State-run Food Corporation of India (FCI) has moved a proposal to raise Rs 40,000 crore through long-term bonds from LIC to liquidate subsidy arrears due from the government.
“These are specially designed bonds meant for LIC to liquidate subsidy arrears due from the government to FCI,” source said. As per the proposal, the 10-year bonds will be redeemed at 10 per cent per annum. It will be raised at government security interest rate plus 30-40 basis points, which comes at around 8.50 per cent.

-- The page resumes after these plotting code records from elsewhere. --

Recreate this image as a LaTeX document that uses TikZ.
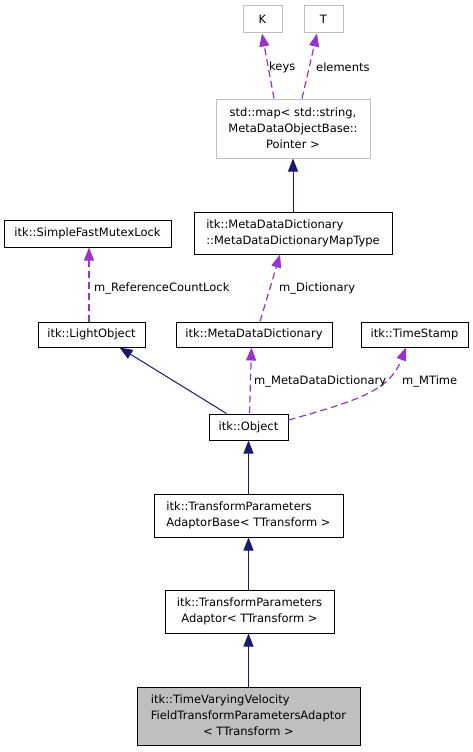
\documentclass[tikz,border=0pt]{standalone}
\usepackage{fontspec}
\setmainfont{DejaVu Sans}
\usetikzlibrary{arrows.meta}
\definecolor{navy}{HTML}{191970}
\definecolor{purp}{HTML}{9A32CD}
\definecolor{lgray}{HTML}{BFBFBF}
\newcommand{\gf}{\fontsize{11.5}{16}\selectfont}

\begin{document}
\begin{tikzpicture}[x=1pt,y=-1pt,
  box/.style={draw=black,line width=1pt,inner sep=1pt,font=\gf,align=center},
  gbox/.style={box,draw=lgray},
  inh/.style={draw=navy,line width=1pt,-{Triangle[length=13pt,width=10pt]}},
  use/.style={draw=purp,line width=1.2pt,dash pattern=on 7pt off 4pt,-{Triangle[length=13pt,width=10pt]}},
  lbl/.style={font=\gf,anchor=west,inner sep=0pt}]
  \useasboundingbox (0,0) rectangle (473,752);
  % classes
  \node[gbox,minimum width= 39,minimum height=27] (k)       at (262.5, 19.5) {K};
  \node[gbox,minimum width= 39,minimum height=27] (t)       at (323.5, 19.5) {T};
  \node[gbox,minimum width=154,minimum height=59] (map)     at (293.0,128.5) {std::map< std::string,\\MetaDataObjectBase::\\Pointer >};
  \node[box, minimum width=198,minimum height=42,align=left] (maptype) at (293.0,233.0) {itk::MetaDataDictionary\\::MetaDataDictionaryMapType};
  \node[box, minimum width=167,minimum height=27] (mutex)   at ( 87.5,233.5) {itk::SimpleFastMutexLock};
  \node[box, minimum width=107,minimum height=25] (light)   at ( 91.5,334.5) {itk::LightObject};
  \node[box, minimum width=156,minimum height=25] (mdd)     at (254.0,334.5) {itk::MetaDataDictionary};
  \node[box, minimum width=107,minimum height=25] (stamp)   at (414.5,334.5) {itk::TimeStamp};
  \node[box, minimum width= 79,minimum height=26] (object)  at (248.5,427.0) {itk::Object};
  \node[box, minimum width=189,minimum height=43,align=left] (base) at (248.5,515.5) {itk::TransformParameters\\AdaptorBase< TTransform >};
  \node[box, minimum width=169,minimum height=43] (adaptor) at (249.5,611.5) {itk::TransformParameters\\Adaptor< TTransform >};
  \node[box, minimum width=223,minimum height=58,fill=lgray] (tv) at (248.5,716.0)
    {\begin{tabular}{@{}l@{}}itk::TimeVaryingVelocity\\FieldTransformParametersAdaptor\\\multicolumn{1}{@{}c@{}}{< TTransform >}\end{tabular}};
  % inheritance
  \draw[inh] (maptype) -- (map);
  \draw[inh] ([xshift=-22]object.north) -- ([xshift=28]light.south);
  \draw[inh] (base)    -- (object);
  \draw[inh] (base |- adaptor.north) -- (base.south);
  \draw[inh] (tv.north) -- (tv |- adaptor.south);
  % members
  \draw[use] ([xshift=-19]map.north)    -- ([xshift=-0.5]k.south);
  \draw[use] ([xshift=  9]map.north)    -- ([xshift=-6.5]t.south);
  \draw[use] ([xshift=-2.5]light.north) -- ([xshift=1.5]mutex.south);
  \draw[use] ([xshift=  6]mdd.north)    -- ([xshift=-13]maptype.south);
  \draw[use] ([xshift=1]object.north)   -- ([xshift=-2.5]mdd.south);
  \draw[use] ([yshift=7]object.east) .. controls (360,400) and (390,390) .. ([xshift=-8.5]stamp.south);
  \node[lbl] (lkeys) at (269, 67) {keys};
  \node[lbl] (lelem) at (316, 67) {elements};
  \node[lbl] (lref)  at ( 94,288) {m\_ReferenceCountLock};
  \node[lbl] (ldict) at (279,288) {m\_Dictionary};
  \node[lbl] (lmdd)  at (254,381) {m\_MetaDataDictionary};
  \node[lbl] (lmt)   at (402,381) {m\_MTime};
\end{tikzpicture}
\end{document}
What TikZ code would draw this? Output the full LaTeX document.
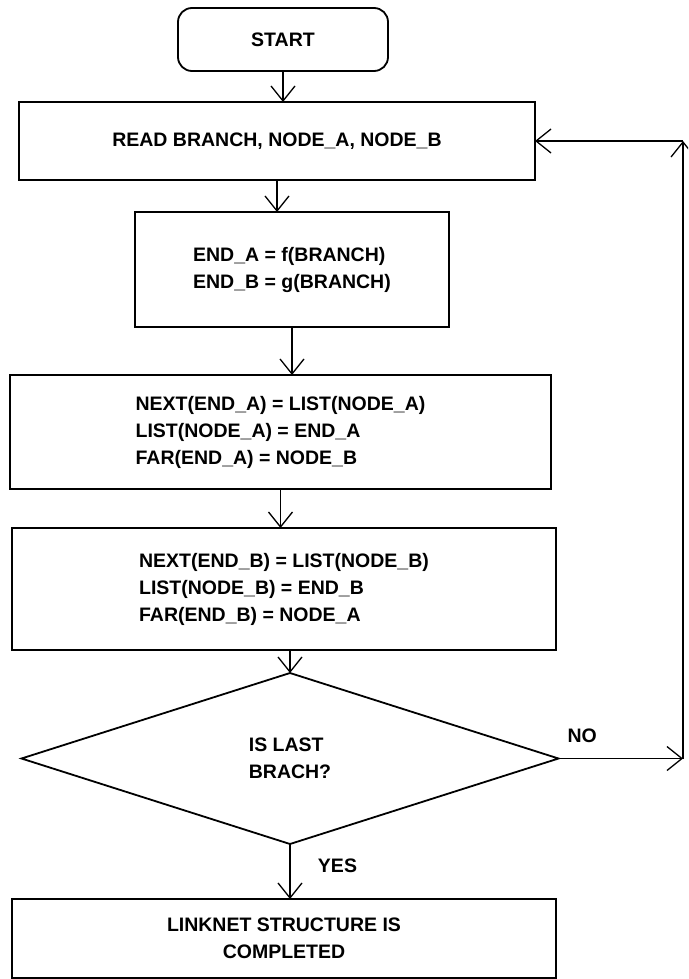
\documentclass[tikz,border=0pt]{standalone}
\usepackage{fontspec}
\setmainfont{Liberation Sans}
\usetikzlibrary{positioning, arrows.meta, shapes.geometric}
\tikzset{->,>={Straight Barb[length=15pt,width=24pt]},
block/.style={draw, rectangle, line width=1.8pt, align=left, inner sep=0pt, outer sep=0pt,
  font=\fontsize{19.5}{27}\selectfont\bfseries},
terminal/.style={block, rounded corners=14pt},
decision/.style={block, diamond},
tag/.style={font=\fontsize{19.5}{27}\selectfont\bfseries}}

\begin{document}
\begin{tikzpicture}[x=1pt, y=-1pt, line width=1.3pt]
\useasboundingbox (0,0) rectangle (688,979);
\clip (0,0) rectangle (688,979);
\node[terminal, minimum width=210pt, minimum height=63pt] (start) at (283,39.5) {START};
\node[block, below=31pt of start, xshift=-6pt, minimum width=516pt, minimum height=78pt] (read) {READ BRANCH, NODE\_A, NODE\_B};
\node[block, below=32pt of read, xshift=15pt, minimum width=314pt, minimum height=115pt] (enda) {END\_A = f(BRANCH)\\END\_B = g(BRANCH)};
\node[block, below=48pt of enda, xshift=-11.5pt, minimum width=541pt, minimum height=114pt] (nexta) {NEXT(END\_A) = LIST(NODE\_A)\\LIST(NODE\_A) = END\_A\\FAR(END\_A) = NODE\_B};
\node[block, below=39pt of nexta, xshift=3.5pt, minimum width=544pt, minimum height=122pt] (nextb) {NEXT(END\_B) = LIST(NODE\_B)\\LIST(NODE\_B) = END\_B\\FAR(END\_B) = NODE\_A};
\node[decision, below=23pt of nextb, xshift=6pt, minimum width=537pt, minimum height=171pt] (ask) {IS LAST\\BRACH?};
\node[block, below=55pt of ask, xshift=-6pt, minimum width=544pt, minimum height=79pt, align=center] (done) {LINKNET STRUCTURE IS\\COMPLETED};
\coordinate (rail) at (683,0);
\draw (start.south) -- (start.south |- read.north);
\draw (read.south) -- (read.south |- enda.north);
\draw (enda.south) -- (enda.south |- nexta.north);
\draw (nexta.south) -- (nexta.south |- nextb.north);
\draw (nextb.south -| ask.north) -- (ask.north);
\draw (ask.south) -- (ask.south |- done.north) node[tag, right=24pt, pos=0.4] {YES};
% back to the next branch
\draw (ask.east) -- (ask.east -| rail) node[tag, above=12pt, pos=0.19] {NO};
\draw (ask.east -| rail) -- (read.east -| rail);
\draw (read.east -| rail) -- (read.east);
\end{tikzpicture}
\end{document}
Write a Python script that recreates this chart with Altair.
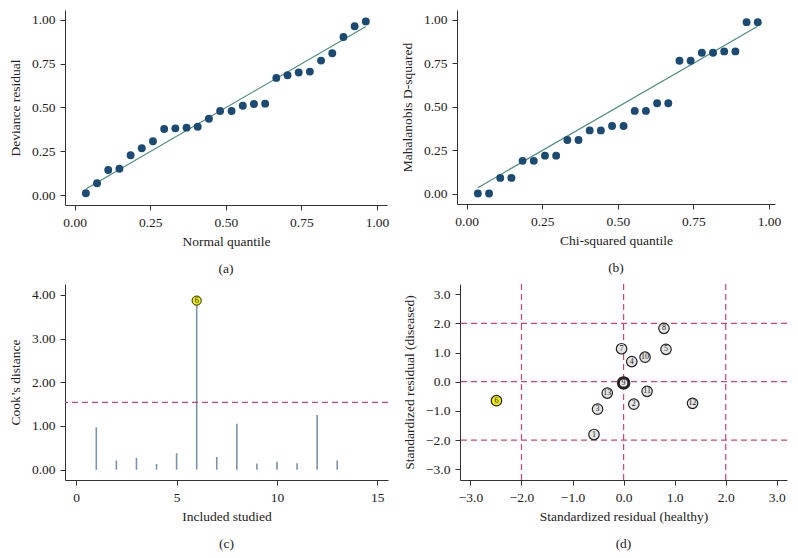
import altair as alt
import pandas as pd

FONT = "Liberation Serif"

# Panel (a)
q_norm = [0.037, 0.074, 0.111, 0.148, 0.185, 0.222, 0.259, 0.296, 0.333, 0.370, 0.407, 0.444, 0.481,
          0.519, 0.556, 0.593, 0.630, 0.667, 0.704, 0.741, 0.778, 0.815, 0.852, 0.889, 0.926, 0.963]
dev_res = [0.010, 0.067, 0.143, 0.150, 0.227, 0.267, 0.307, 0.377, 0.381, 0.385, 0.390, 0.436, 0.480,
           0.480, 0.510, 0.520, 0.522, 0.669, 0.684, 0.700, 0.705, 0.768, 0.810, 0.903, 0.964, 0.992]
line_a_x = [0.037, 0.963]
line_a_y = [0.035, 0.963]

# Panel (b)
q_chi = q_norm
maha = [0.002, 0.002, 0.092, 0.092, 0.190, 0.190, 0.220, 0.220, 0.310, 0.310, 0.365, 0.365, 0.390,
        0.390, 0.477, 0.477, 0.521, 0.521, 0.765, 0.765, 0.811, 0.811, 0.819, 0.819, 0.987, 0.987]
line_b_x = [0.037, 0.963]
line_b_y = [0.036, 0.963]

# Panel (c)
study = [1, 2, 3, 4, 5, 6, 7, 8, 9, 10, 11, 12, 13]
cooks = [0.97, 0.21, 0.27, 0.13, 0.38, 3.87, 0.29, 1.05, 0.14, 0.18, 0.145, 1.25, 0.21]
cooks_threshold = 1.54

# Panel (d)
d_label = ["1", "2", "3", "4", "5", "6", "7", "8", "9", "10", "11", "12", "13"]
d_healthy = [-0.58, 0.20, -0.51, 0.16, 0.83, -2.49, -0.04, 0.79, 0.0, 0.42, 0.46, 1.35, -0.32]
d_diseased = [-1.81, -0.77, -0.94, 0.69, 1.11, -0.65, 1.13, 1.83, -0.04, 0.84, -0.33, -0.74, -0.39]
d_cut = [-2, 0, 2]
d_ticks = [-3, -2, -1, 0, 1, 2, 3]

NAVY = "#1b4a72"
GREEN = "#4f8c7c"
RED = "#c8467a"
STEM = "#7b93ab"
YELLOW = "#f2ee00"


def axis(values, fmt, title, orient):
    return alt.Axis(values=values, tickCount=len(values) + 2, format=fmt, title=title, grid=False,
                    tickSize=5, labelPadding=5, titlePadding=(9 if orient == "left" else 6),
                    labelOverlap=False,
                    domainColor="#333", tickColor="#333", labelColor="#222", titleColor="#222",
                    labelFont=FONT, titleFont=FONT, labelFontSize=13.5, titleFontSize=13.5,
                    titleFontWeight="normal")


def caption(t):
    return alt.TitleParams(t, orient="bottom", font=FONT, fontSize=13.5, fontWeight="normal",
                           color="#222", offset=14)


q_ticks = [0, 0.25, 0.5, 0.75, 1]

# (a)
df_a = pd.DataFrame({"q": q_norm, "v": dev_res})
la = pd.DataFrame({"q": line_a_x, "v": line_a_y})
xa = alt.Scale(domain=[-0.032, 1.033], nice=False, zero=False)
ya = alt.Scale(domain=[-0.057, 1.057], nice=False, zero=False)
pa = alt.Chart(df_a).mark_circle(size=62, color=NAVY, opacity=1).encode(
    x=alt.X("q:Q", scale=xa, axis=axis(q_ticks, ".2f", "Normal quantile", "bottom")),
    y=alt.Y("v:Q", scale=ya, axis=axis(q_ticks, ".2f", "Deviance residual", "left")))
lna = alt.Chart(la).mark_line(color=GREEN, strokeWidth=1.2).encode(x="q:Q", y="v:Q")
chart_a = alt.layer(lna, pa).properties(width=322, height=195, title=caption("(a)"))

# (b)
df_b = pd.DataFrame({"q": q_chi, "v": maha})
lb = pd.DataFrame({"q": line_b_x, "v": line_b_y})
xb = alt.Scale(domain=[-0.032, 1.02], nice=False, zero=False)
yb = alt.Scale(domain=[-0.058, 1.057], nice=False, zero=False)
pb = alt.Chart(df_b).mark_circle(size=62, color=NAVY, opacity=1).encode(
    x=alt.X("q:Q", scale=xb, axis=axis(q_ticks, ".2f", "Chi-squared quantile", "bottom")),
    y=alt.Y("v:Q", scale=yb, axis=axis(q_ticks, ".2f", "Mahalanobis D-squared", "left")))
lnb = alt.Chart(lb).mark_line(color=GREEN, strokeWidth=1.2).encode(x="q:Q", y="v:Q")
chart_b = alt.layer(lnb, pb).properties(width=318, height=194, title=caption("(b)"))

# (c)
df_c = pd.DataFrame({"s": study, "d": cooks, "z": [0] * len(study)})
xc = alt.Scale(domain=[-0.56, 15.53], nice=False, zero=False)
yc = alt.Scale(domain=[-0.236, 4.25], nice=False, zero=False)
stems = alt.Chart(df_c).mark_rule(color=STEM, strokeWidth=1.6).encode(
    x=alt.X("s:Q", scale=xc, axis=axis([0, 5, 10, 15], "d", "Included studied", "bottom")),
    y=alt.Y("z:Q", scale=yc, axis=axis([0, 1, 2, 3, 4], ".2f", "Cook\u2019s distance", "left")),
    y2="d:Q")
thr = alt.Chart(pd.DataFrame({"t": [cooks_threshold]})).mark_rule(
    color=RED, strokeDash=[6, 4], strokeWidth=1.2).encode(y="t:Q")
df_c6 = df_c[df_c["d"] > cooks_threshold].copy()
df_c6["lab"] = df_c6["s"].astype(str)
dot6 = alt.Chart(df_c6).mark_point(filled=True, fill=YELLOW, stroke="#222", strokeWidth=1,
                                   opacity=1, size=85, shape="circle").encode(x="s:Q", y="d:Q")
txt6 = alt.Chart(df_c6).mark_text(font=FONT, fontSize=8, color="#222").encode(
    x="s:Q", y="d:Q", text="lab:N")
chart_c = alt.layer(stems, thr, dot6, txt6).properties(width=323, height=196, title=caption("(c)"))

# (d)
df_d = pd.DataFrame({"lab": d_label, "h": d_healthy, "dz": d_diseased})
df_d["hl"] = ["y" if l == "6" else "n" for l in d_label]
df_d["sw"] = ["b" if l == "9" else "n" for l in d_label]
xd = alt.Scale(domain=[-3.204, 3.2], nice=False, zero=False)
yd = alt.Scale(domain=[-3.37, 3.35], nice=False, zero=False)
ax_dx = axis(d_ticks, ".1f", "Standardized residual (healthy)", "bottom")
ax_dy = axis(d_ticks, ".1f", "Standardized residual (diseased)", "left")
vcut = alt.Chart(pd.DataFrame({"cx": d_cut})).mark_rule(
    color=RED, strokeDash=[6, 4], strokeWidth=1.2).encode(
    x=alt.X("cx:Q", scale=xd, axis=ax_dx))
hcut = alt.Chart(pd.DataFrame({"cy": d_cut})).mark_rule(
    color=RED, strokeDash=[6, 4], strokeWidth=1.2).encode(
    y=alt.Y("cy:Q", scale=yd, axis=ax_dy))
circ = alt.Chart(df_d).mark_point(filled=True, stroke="#222", opacity=1,
                                  size=110, shape="circle").encode(
    x=alt.X("h:Q", scale=xd, axis=ax_dx),
    y=alt.Y("dz:Q", scale=yd, axis=ax_dy),
    fill=alt.Fill("hl:N", scale=alt.Scale(domain=["n", "y"], range=["#e4e4e4", YELLOW]), legend=None),
    strokeWidth=alt.StrokeWidth("sw:N", scale=alt.Scale(domain=["n", "b"], range=[1.2, 3]), legend=None))
lab = alt.Chart(df_d).mark_text(font=FONT, fontSize=8, color="#222").encode(
    x="h:Q", y="dz:Q", text="lab:N")
chart_d = alt.layer(vcut, hcut, circ, lab).properties(
    width=327, height=196, title=caption("(d)"))

row1 = alt.hconcat(chart_a, chart_b, spacing=11)
row2 = alt.hconcat(chart_c, chart_d, spacing=13)
chart = alt.vconcat(row1, row2, spacing=7).properties(
    padding={"left": 0, "top": 2, "right": 0, "bottom": 0}
).configure_view(stroke=None).configure_axis(grid=False, labelOverlap=False)

chart.save("out.html", embed_options={"renderer": "svg", "actions": False})
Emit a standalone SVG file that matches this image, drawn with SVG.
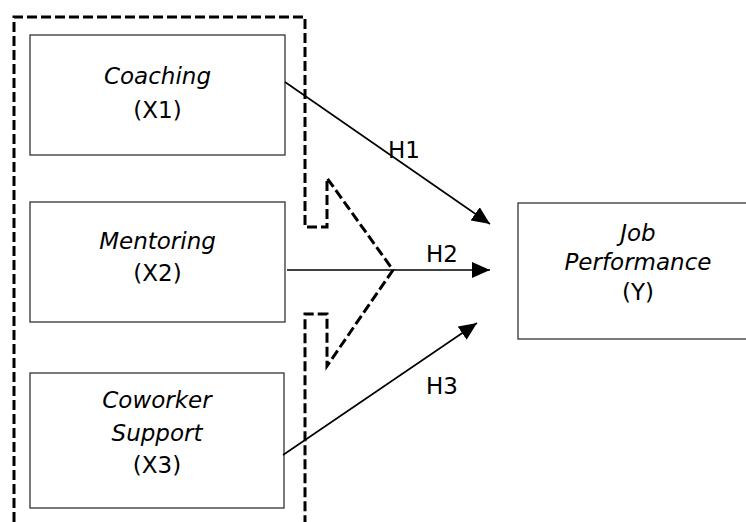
<svg xmlns="http://www.w3.org/2000/svg" width="746" height="522" viewBox="0 0 746 522">
<style>
.box{fill:#fff;stroke:#333;stroke-width:1.3}
.t{font-family:"DejaVu Sans",sans-serif;font-size:23px;fill:#000;text-anchor:middle}
.i{font-style:italic}
.dash{fill:none;stroke:#000;stroke-width:3;stroke-dasharray:10 4}
.con{fill:none;stroke:#000;stroke-width:1.6}
</style>
<defs>
<marker id="ah" viewBox="0 0 18 16" refX="18" refY="8" markerWidth="18" markerHeight="16" markerUnits="userSpaceOnUse" orient="auto">
<path d="M0,0 L18,8 L0,16 z" fill="#000"/>
</marker>
</defs>
<rect width="746" height="522" fill="#fff"/>
<g id="frame">
<path class="dash" d="M14,522 L14,17 L305,17 L305,227 L327,227 L327,178 L393,270 L327,366 L327,314 L305,314 L305,522"/>
</g>
<g id="coaching">
<rect class="box" x="30" y="35" width="255" height="120"/>
<text class="t i" x="157.5" y="84">Coaching</text>
<text class="t" x="157.5" y="118">(X1)</text>
</g>
<g id="mentoring">
<rect class="box" x="30" y="202" width="255" height="120"/>
<text class="t i" x="157.5" y="249">Mentoring</text>
<text class="t" x="157.5" y="281">(X2)</text>
</g>
<g id="coworker">
<rect class="box" x="30" y="373" width="254" height="135"/>
<text class="t i" x="157" y="408">Coworker</text>
<text class="t i" x="157" y="441">Support</text>
<text class="t" x="157" y="473">(X3)</text>
</g>
<g id="job">
<rect class="box" x="518" y="203" width="240" height="136"/>
<text class="t i" x="638" y="241">Job</text>
<text class="t i" x="638" y="270">Performance</text>
<text class="t" x="638" y="300">(Y)</text>
</g>
<g id="connectors">
<line class="con" x1="285" y1="82" x2="490" y2="224" marker-end="url(#ah)"/>
<line class="con" x1="287" y1="270" x2="490" y2="270" marker-end="url(#ah)"/>
<line class="con" x1="283" y1="455" x2="477" y2="323" marker-end="url(#ah)"/>
<text class="t" x="404" y="158">H1</text>
<text class="t" x="442" y="262">H2</text>
<text class="t" x="442" y="394">H3</text>
</g>
</svg>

“FCI has moved a proposal to the Food Ministry for raising Rs 40,000 crore to repay the amount it raised from its cash credit limit and short-term loan due to rising arrears,” the source added.
Subsidy arrears of FCI, the nodal agency for procurement and distribution of grains, have crossed Rs 55,000 crore till March 31.
FCI has a cash credit limit of Rs 54,495 crore with a consortium of 67 banks at a rate of 10.51 per cent. In addition it can raise short-term loan of up to Rs 30,000 crore by inviting tenders from banks.
The corporation is estimated to save Rs 5,000 crore in 10 years, if these bonds are raised, as this a cheaper way of raising funds compared to cash credit limit and short-term loan, source said.
In 2014-15, the government had allocated Rs 92,000 crore as food subsidy, out of which Rs 91,995.35 crore was given to FCI. The subsidy incurred in the year was Rs 1,02,476 crore.
In 2015-16, the government has allocated Rs 97,000 crore as food subsidy to FCI against estimated bill of Rs 1,18,000 crore.
The bulk of the food subsidy is paid to FCI for running the public distribution system (PDS).
Operation cost has risen sharply in the past few years due to increase in the minimum support prices (MSP) of grains as well as high storage costs.